In GURPS, I can rule that "all magic causes corruption," and then rule that the corruption-caused disadvantages are "divine influence and obligation," "demonic taint," "arcane mutation," "alien intelligence influence," or even "Elder One de-evolution." This gets me closer to DCC's rules, and that puts the fear of using magic back on the table.
Do you really want to fling that spell so casually? Your star mage could end up with strangely glowing eyes that cause others to be wary of them, and make hiding in the dark difficult. Flavor the disadvantages however you wish, just make sure they fit the theme.
Still, I like there to be some mystery to the universe, the gods to be alien and far from understood, and the nature of magic and "strange happenings" not to be laid out on page after page of exacting rules. The original Coriolis game had an amazing amount of depth and mystery to the setting, along with the nature and role of powers. Things were never fully understood, and there was room there to make magic and powers your own.
Magic and technology should oppose each other: humankind's need to conquer the universe and harness its knowledge and effort opposes the unexplained phenomena of life and the universe's energy. The minute "magic becomes a battery technology," you have lost me. Magic should never be understood, nor should it reflect the mastery we have over math and machines. It is not a power for "glowing fist energy" in artwork or media. There is a price, a cost, and an unexplained nature to magic, the same as the mystery of life and death.
Granted, once you define or figure out the big mystery, the entire universe is over.
Starfinder game revels in book after book of rules. A full conversion is unlikely, so the best I can do is be inspired by the "science fiction plus fantasy" setting and do my own thing.
With GURPS.
There is something here I like, the contrast between magic and technology, the wizardry of machines versus the faith in the power behind the universe and life.

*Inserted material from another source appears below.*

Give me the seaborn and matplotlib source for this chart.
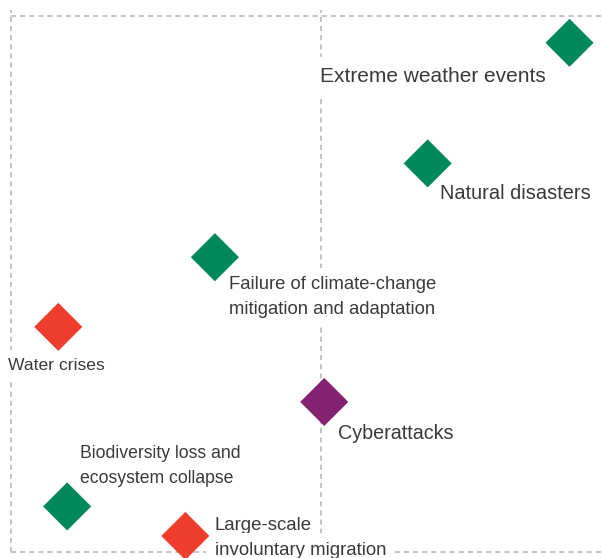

This is the classic Star Wars conflict between the original never-defined or understood Force and the machine-god power of the Death Star. Starfinder tends to mix it all up in a pop-culture pastiche Guardians of the Galaxy veneer of space adventure.
We have lost the ability to create wonder and mystery, at least in films and TV. No one will pay attention. They are all on their phones. The second screen has taken over our frontal lobes.
While enjoyable, Starfinder is not what I am looking for in space fantasy.
But it is a start.
I like the pawns I have, and they are beautifully done.
Now, to just figure out a way to use them with GURPS.